Sustainability pressures are changing the conversation
Sustainability is now a key consideration for IT leaders. According to the IEA, data centers account for around one percent of global electricity consumption today, and annual electricity consumption from data centers globally is about half of the electricity consumption from household IT appliances, like computers, phones, and TVs. And, with data centers accounting for a growing share of global energy consumption, enterprises are under pressure to adopt greener strategies. Colocation providers are at the forefront of these efforts, investing in renewable energy sources, liquid cooling technologies, and waste heat recovery systems to drive efficiency and reduce carbon footprints.
Additionally, enterprises that prioritize sustainability can leverage colocation providers’ economies of scale to meet their environmental goals faster and more effectively than maintaining their own facilities. As regulatory requirements tighten and stakeholders demand greater accountability, businesses will increasingly favor data center partners with demonstrable sustainability commitments.
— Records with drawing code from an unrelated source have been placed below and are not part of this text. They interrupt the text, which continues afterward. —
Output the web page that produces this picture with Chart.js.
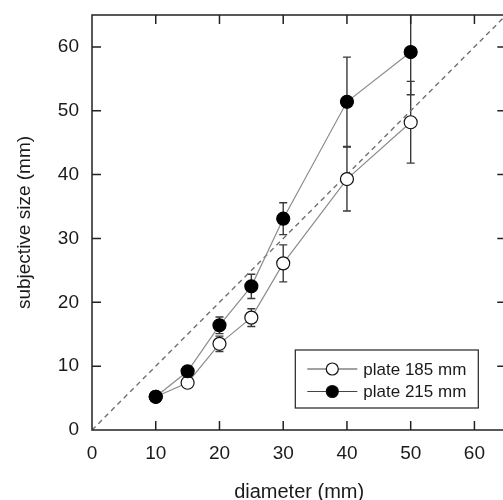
<!DOCTYPE html>
<html>
<head>
<meta charset="utf-8">
<script src="https://cdn.jsdelivr.net/npm/chart.js@4.4.1/dist/chart.umd.min.js"></script>
<style>
  html, body { margin: 0; padding: 0; overflow: hidden; background: #fff; }
  #wrap { width: 514px; height: 500px; }
</style>
</head>
<body>
<div id="wrap"><canvas id="chart" width="514" height="500"></canvas></div>
<script>
// Disc diameter (mm) and mean judged size (mm) with error half-widths
const diameters   = [10, 15, 20, 25, 30, 40, 50];
const plate185    = [5.2, 7.4, 13.5, 17.6, 26.1, 39.3, 48.2];
const plate185Err = [0.5, 0.6, 1.2, 1.4, 2.9, 5.0, 6.4];
const plate215    = [5.2, 9.2, 16.4, 22.5, 33.1, 51.4, 59.2];
const plate215Err = [0.5, 0.7, 1.3, 1.9, 2.5, 7.0, 6.7];
const identityLine = [0, 65];            // veridical line y = x
const xTicks = [0, 10, 20, 30, 40, 50, 60];
const yTicks = [0, 10, 20, 30, 40, 50, 60];
const seriesNames = ['plate 185 mm', 'plate 215 mm'];
const axisTitles = { x: 'diameter (mm)', y: 'subjective size (mm)' };

const FONT = "'Liberation Sans', Arial, Helvetica, sans-serif";
const INK = '#1a1a1a';

const toPoints = (xs, ys) => xs.map((x, i) => ({ x, y: ys[i] }));

// Vertical error bars with short caps, drawn beneath the markers
const errorBars = {
  id: 'errorBars',
  beforeDatasetsDraw(chart) {
    const { ctx, chartArea: a, scales: { x, y } } = chart;
    ctx.save();
    ctx.beginPath();
    ctx.rect(a.left, a.top, a.right - a.left, a.bottom - a.top);
    ctx.clip();
    ctx.strokeStyle = '#3a3a3a';
    ctx.lineWidth = 1.4;
    chart.data.datasets.forEach(ds => {
      if (!ds.errors) return;
      ds.data.forEach((p, i) => {
        const e = ds.errors[i];
        const px = x.getPixelForValue(p.x);
        const hi = y.getPixelForValue(p.y + e);
        const lo = y.getPixelForValue(p.y - e);
        ctx.beginPath();
        ctx.moveTo(px, hi); ctx.lineTo(px, lo);
        ctx.moveTo(px - 4, hi); ctx.lineTo(px + 4, hi);
        ctx.moveTo(px - 4, lo); ctx.lineTo(px + 4, lo);
        ctx.stroke();
      });
    });
    ctx.restore();
  }
};

// Closed frame with inward tick marks on all four sides
const frame = {
  id: 'frame',
  afterDatasetsDraw(chart) {
    const { ctx, chartArea: a, scales: { x, y } } = chart;
    const len = 9;
    ctx.save();
    ctx.strokeStyle = '#222';
    ctx.lineWidth = 1.5;
    ctx.strokeRect(a.left, a.top, a.right - a.left, a.bottom - a.top);
    ctx.beginPath();
    xTicks.forEach(v => {
      if (v === x.min) return;
      const px = x.getPixelForValue(v);
      ctx.moveTo(px, a.bottom); ctx.lineTo(px, a.bottom - len);
      ctx.moveTo(px, a.top); ctx.lineTo(px, a.top + len);
    });
    yTicks.forEach(v => {
      if (v === y.min) return;
      const py = y.getPixelForValue(v);
      ctx.moveTo(a.left, py); ctx.lineTo(a.left + len, py);
      ctx.moveTo(a.right, py); ctx.lineTo(a.right - len, py);
    });
    ctx.stroke();
    ctx.restore();
  }
};

// Boxed key in the lower right: line with marker, then series name
const keyBox = {
  id: 'keyBox',
  afterDraw(chart) {
    const { ctx, chartArea: a } = chart;
    const w = 183, h = 58;
    const x0 = a.right - 28 - w, y0 = a.bottom - 22 - h;
    ctx.save();
    ctx.fillStyle = '#fff';
    ctx.fillRect(x0, y0, w, h);
    ctx.strokeStyle = '#222';
    ctx.lineWidth = 1.2;
    ctx.strokeRect(x0, y0, w, h);
    const fills = ['#fff', '#000'];
    seriesNames.forEach((name, i) => {
      const cy = y0 + 19 + i * 22.5;
      ctx.strokeStyle = '#444';
      ctx.lineWidth = 1.2;
      ctx.beginPath();
      ctx.moveTo(x0 + 12, cy); ctx.lineTo(x0 + 62, cy);
      ctx.stroke();
      ctx.beginPath();
      ctx.arc(x0 + 37, cy, 6, 0, Math.PI * 2);
      ctx.fillStyle = fills[i];
      ctx.fill();
      ctx.strokeStyle = '#111';
      ctx.stroke();
      ctx.fillStyle = INK;
      ctx.font = '17px ' + FONT;
      ctx.textBaseline = 'middle';
      ctx.textAlign = 'left';
      ctx.fillText(name, x0 + 68, cy + 1);
    });
    ctx.restore();
  }
};

new Chart(document.getElementById('chart'), {
  type: 'scatter',
  data: {
    datasets: [
      {
        label: seriesNames[0],
        data: toPoints(diameters, plate185),
        errors: plate185Err,
        showLine: true,
        order: 1,
        borderColor: '#8c8c8c',
        borderWidth: 1.2,
        pointRadius: 6.5,
        pointHoverRadius: 6.5,
        pointBackgroundColor: '#fff',
        pointBorderColor: '#111',
        pointBorderWidth: 1.2
      },
      {
        label: seriesNames[1],
        data: toPoints(diameters, plate215),
        errors: plate215Err,
        showLine: true,
        order: 0,
        borderColor: '#8c8c8c',
        borderWidth: 1.2,
        pointRadius: 6.5,
        pointHoverRadius: 6.5,
        pointBackgroundColor: '#000',
        pointBorderColor: '#000',
        pointBorderWidth: 1.2
      },
      {
        label: 'y = x',
        data: toPoints(identityLine, identityLine),
        showLine: true,
        order: 2,
        borderColor: '#707070',
        borderWidth: 1.4,
        borderDash: [5, 4],
        pointRadius: 0
      }
    ]
  },
  options: {
    responsive: false,
    animation: false,
    events: [],
    layout: { padding: { top: 15, right: 0, left: 0, bottom: 0 } },
    plugins: { legend: { display: false }, tooltip: { enabled: false } },
    scales: {
      x: {
        type: 'linear',
        min: 0, max: 65,
        grid: { display: false },
        border: { display: false },
        afterBuildTicks: s => { s.ticks = xTicks.map(v => ({ value: v })); },
        afterFit: s => { s.height = 70; s.paddingLeft = 0; s.paddingRight = 0; },
        ticks: { font: { size: 19, family: FONT }, color: INK, padding: 4, maxRotation: 0, autoSkip: false },
        title: {
          display: true, text: axisTitles.x, color: INK,
          font: { size: 20, family: FONT }, padding: { top: 0, bottom: -4 }
        }
      },
      y: {
        type: 'linear',
        min: 0, max: 65,
        grid: { display: false },
        border: { display: false },
        afterBuildTicks: s => { s.ticks = yTicks.map(v => ({ value: v })); },
        afterFit: s => { s.width = 92; s.paddingTop = 0; s.paddingBottom = 0; },
        ticks: { font: { size: 19, family: FONT }, color: INK, padding: 5, autoSkip: false },
        title: {
          display: true, text: axisTitles.y, color: INK,
          font: { size: 19, family: FONT }, padding: { top: 13, bottom: 0 }
        }
      }
    }
  },
  plugins: [errorBars, frame, keyBox]
});
</script>
</body>
</html>
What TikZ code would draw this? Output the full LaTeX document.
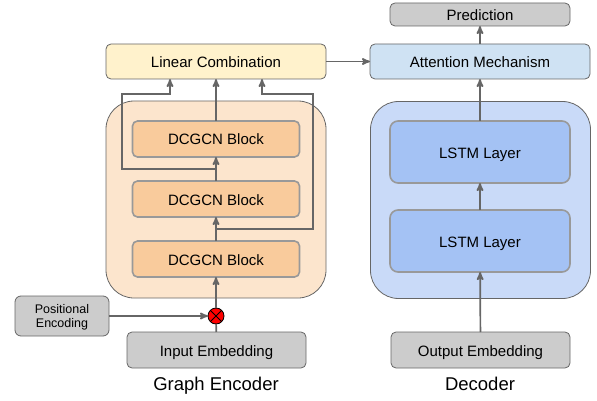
\documentclass[tikz,border=0pt]{standalone}
\usepackage{fontspec}
\setmainfont{Liberation Sans}
\usepackage{tikz}
\usetikzlibrary{arrows,positioning,calc}

\definecolor{linec}{HTML}{666666}
\definecolor{edgec}{HTML}{999999}
\definecolor{yellow1}{HTML}{FFF2CC}
\definecolor{orange0}{HTML}{FCE5CD}
\definecolor{orange1}{HTML}{F9CB9C}
\definecolor{blue0}{HTML}{CFE2F3}
\definecolor{blue1}{HTML}{C9DAF8}
\definecolor{blue2}{HTML}{A4C2F4}
\definecolor{gray1}{HTML}{CCCCCC}

\begin{document}
\begin{tikzpicture}[
  x=1pt, y=-1pt,
  box/.style={rectangle,rounded corners=5pt,draw=linec,line width=0.8pt,
    outer sep=0pt, inner sep=0pt, font=\fontsize{15}{18}\selectfont},
  oneline/.style={box,text height=12pt,text depth=0pt},
  panel/.style={box,rounded corners=28pt,minimum width=220pt,minimum height=197pt},
  wide/.style={oneline,minimum width=220pt,minimum height=35pt},
  block/.style={oneline,draw=edgec,line width=1.6pt,fill=orange1,
    minimum width=167pt,minimum height=36pt},
  lstm/.style={oneline,draw=edgec,line width=1.6pt,rounded corners=8pt,fill=blue2,
    minimum width=180pt,minimum height=62pt},
  gray/.style={oneline,fill=gray1,minimum width=179pt,minimum height=36pt},
  caption/.style={text height=13pt,text depth=0pt,font=\fontsize{18.5}{22}\selectfont},
  to/.style={->, >=stealth', line width=1.7pt, draw=linec},
  every node/.style={align=center}]

  \useasboundingbox (0,0) rectangle (597,401);

  \node[panel,fill=orange0] (enc) at (216,199.5) {};
  \node[panel,fill=blue1] (dec) at (480.5,200) {};

  \node[wide,fill=yellow1] (lin) at (216,61.5) {Linear Combination};
  \node[wide,fill=blue0,right=44pt of lin] (att) {Attention Mechanism};
  \node[gray,minimum width=180pt,minimum height=23pt,above=18pt of att] (pred) {Prediction};

  \node[block] (blka) at (216,139) {DCGCN Block};
  \node[block,below=24pt of blka] (blkb) {DCGCN Block};
  \node[block,below=24pt of blkb] (blkc) {DCGCN Block};

  \node[lstm] (lstma) at (480,152) {LSTM Layer};
  \node[lstm,below=27pt of lstma] (lstmb) {LSTM Layer};

  \node[gray] (inp) at (216.5,350) {Input Embedding};
  \node[gray] (out) at (480.5,350) {Output Embedding};
  \node[box,fill=gray1,rounded corners=6pt,minimum width=94pt,minimum height=40pt,text depth=0pt,
    font=\fontsize{12.5}{14.7}\selectfont] (pos) at (62,316) {Positional\\Encoding};

  \node[circle,draw=black,line width=0.8pt,fill=red,minimum size=16pt,inner sep=0pt,outer sep=0pt,
    path picture={
      \draw[black,line width=0.8pt] (path picture bounding box.south west) -- (path picture bounding box.north east);
      \draw[black,line width=0.8pt] (path picture bounding box.north west) -- (path picture bounding box.south east);
    }] (mix) at (216,316) {};

  \node[caption] (enclab) at (216,383.5) {Graph Encoder};
  \node[caption] (declab) at (480,383.5) {Decoder};

  % skip connections
  \coordinate (skipa) at ($(blka.south)!0.5!(blkb.north)$);
  \coordinate (skipb) at ($(blkb.south)!0.5!(blkc.north)$);
  \coordinate (linl) at (170,79);
  \coordinate (linr) at (262,79);

  \draw[to] (skipa) -| (122,94) -| (linl);
  \draw[to] (skipb) -| (313,94) -| (linr);

  \draw[to] (blka) -- (lin);
  \draw[to] (blkb) -- (blka);
  \draw[to] (blkc) -- (blkb);
  \draw[to] (mix) -- (blkc);
  \draw[line width=1.7pt,draw=linec] (inp) -- (mix);
  \draw[to] (pos) -- (mix);
  \draw[to] (lin) -- (att);
  \draw[to] (att) -- (pred);
  \draw[to] (lstma) -- (att);
  \draw[to] (lstmb) -- (lstma);
  \draw[to] (out) -- (lstmb);
\end{tikzpicture}
\end{document}
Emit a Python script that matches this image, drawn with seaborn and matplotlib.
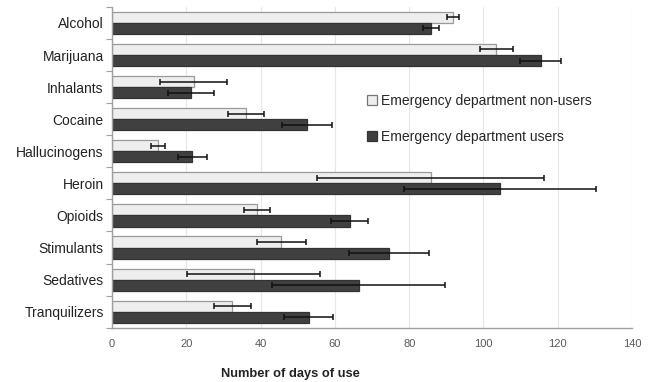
import matplotlib
matplotlib.use("Agg")
import matplotlib.pyplot as plt
import numpy as np
import pandas as pd
import seaborn as sns

# Substances (top to bottom)
substances = ["Alcohol", "Marijuana", "Inhalants", "Cocaine", "Hallucinogens",
              "Heroin", "Opioids", "Stimulants", "Sedatives", "Tranquilizers"]

# Mean number of days of use
non_users = [91.8, 103.5, 22.0, 36.0, 12.4, 85.8, 38.9, 45.6, 38.1, 32.4]
users = [85.8, 115.4, 21.2, 52.5, 21.6, 104.4, 64.0, 74.5, 66.4, 53.0]

# Error bar half widths
non_users_err = [1.6, 4.4, 9.0, 4.8, 2.0, 30.5, 3.5, 6.5, 18.0, 5.0]
users_err = [2.2, 5.5, 6.2, 6.8, 3.9, 25.8, 5.0, 10.7, 23.3, 6.6]

groups = ["Emergency department non-users", "Emergency department users"]

df = pd.DataFrame({
    "substance": substances * 2,
    "days": non_users + users,
    "err": non_users_err + users_err,
    "group": [groups[0]] * len(substances) + [groups[1]] * len(substances),
})

sns.set_style("white")
plt.rcParams["font.family"] = ["Liberation Sans", "DejaVu Sans"]

fig, ax = plt.subplots(figsize=(6.55, 3.82), dpi=100)
fig.subplots_adjust(left=0.171, right=0.965, top=0.982, bottom=0.142)

palette = {groups[0]: "#eeeeee", groups[1]: "#404040"}
edges = {groups[0]: "#9a9a9a", groups[1]: "#333333"}
sns.barplot(data=df, y="substance", x="days", hue="group", orient="h",
            palette=palette, errorbar=None, width=0.69, ax=ax,
            linewidth=0.9, saturation=1)

# edge colours per series + error bars at bar centres
for container, grp in zip(ax.containers, groups):
    errs = df.loc[df["group"] == grp, "err"].values
    ys, xs = [], []
    for bar in container:
        bar.set_edgecolor(edges[grp])
        ys.append(bar.get_y() + bar.get_height() / 2)
        xs.append(bar.get_width())
    ax.errorbar(xs, ys, xerr=errs, fmt="none", ecolor="#111111",
                elinewidth=1.1, capsize=2.5, capthick=1.1, zorder=5)

ax.set_xlim(0, 140)
ax.set_ylim(len(substances) - 0.5, -0.5)
ax.set_xticks(np.arange(0, 141, 20))
ax.xaxis.grid(True, color="#e6e6e6", linewidth=0.8)
ax.set_axisbelow(True)

for side in ["top", "right"]:
    ax.spines[side].set_visible(False)
for side in ["left", "bottom"]:
    ax.spines[side].set_color("#a0a0a0")
    ax.spines[side].set_linewidth(1.0)

ax.tick_params(axis="x", labelsize=8, labelcolor="#595959", length=0, pad=8)
ax.tick_params(axis="y", labelsize=10, labelcolor="#222222", length=0, pad=6)
ax.set_yticks(np.arange(-0.5, len(substances), 1), minor=True)
ax.tick_params(axis="y", which="minor", left=True, length=4,
               color="#a0a0a0", width=0.8)

ax.set_ylabel("")
ax.set_xlabel("Number of days of use", fontsize=9.3, fontweight="bold",
              color="#222222")
ax.xaxis.set_label_coords(0.344, -0.125)

leg = ax.legend(loc="upper left", bbox_to_anchor=(0.466, 0.768), frameon=False,
                fontsize=10, handlelength=0.7, handleheight=0.7,
                handletextpad=0.3, labelspacing=1.6)
for handle, grp in zip(leg.legend_handles, groups):
    handle.set_edgecolor("#777777" if grp == groups[0] else "#333333")
    handle.set_linewidth(0.9)

fig.savefig("out.png", dpi=100)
The push for green energy solutions is also driving technological innovation. For example, AI-powered energy management systems are being deployed to optimize cooling and reduce power consumption in real time, enhancing both environmental and operational efficiency.
Colocation's role in future-proofing enterprise IT
So, far from being a legacy option, colocation is evolving into a vital component of modern IT infrastructure. The next generation of colocation facilities is being designed with AI, high-performance computing, and Edge workloads in mind, providing:
- Customizable infrastructure: Enterprises can build environments tailored to AI, HPC, and other demanding applications.
- Interconnected ecosystems: Proximity to cloud on-ramps enables seamless hybrid cloud strategies.
- Scalability without heavy capital investment: Businesses can expand capacity as needed without the financial burden of constructing new facilities.
- Resilience and security: Redundant power and cooling systems, as well as robust physical security, ensure uptime for critical workloads.
Looking ahead: The future of enterprise data centers
Enterprise IT is undergoing a shift - one where public cloud is not the default solution for every workload. Instead, businesses are making deliberate, strategic choices, about where to place their workloads based on a mix of cost, performance, security, and sustainability considerations.
In this evolving landscape, private cloud and colocation remain highly relevant, offering control and efficiency that hyperscalers alone cannot match. The integration of AI-driven workload management, enhanced interconnectivity, and next-generation cooling solutions will further elevate the role of colocation in the future of enterprise computing.
The businesses that will thrive in the AI-driven era are those that build flexible, future-proof IT architectures - leveraging the best of both worlds to maintain cost control, compliance, and competitive advantage.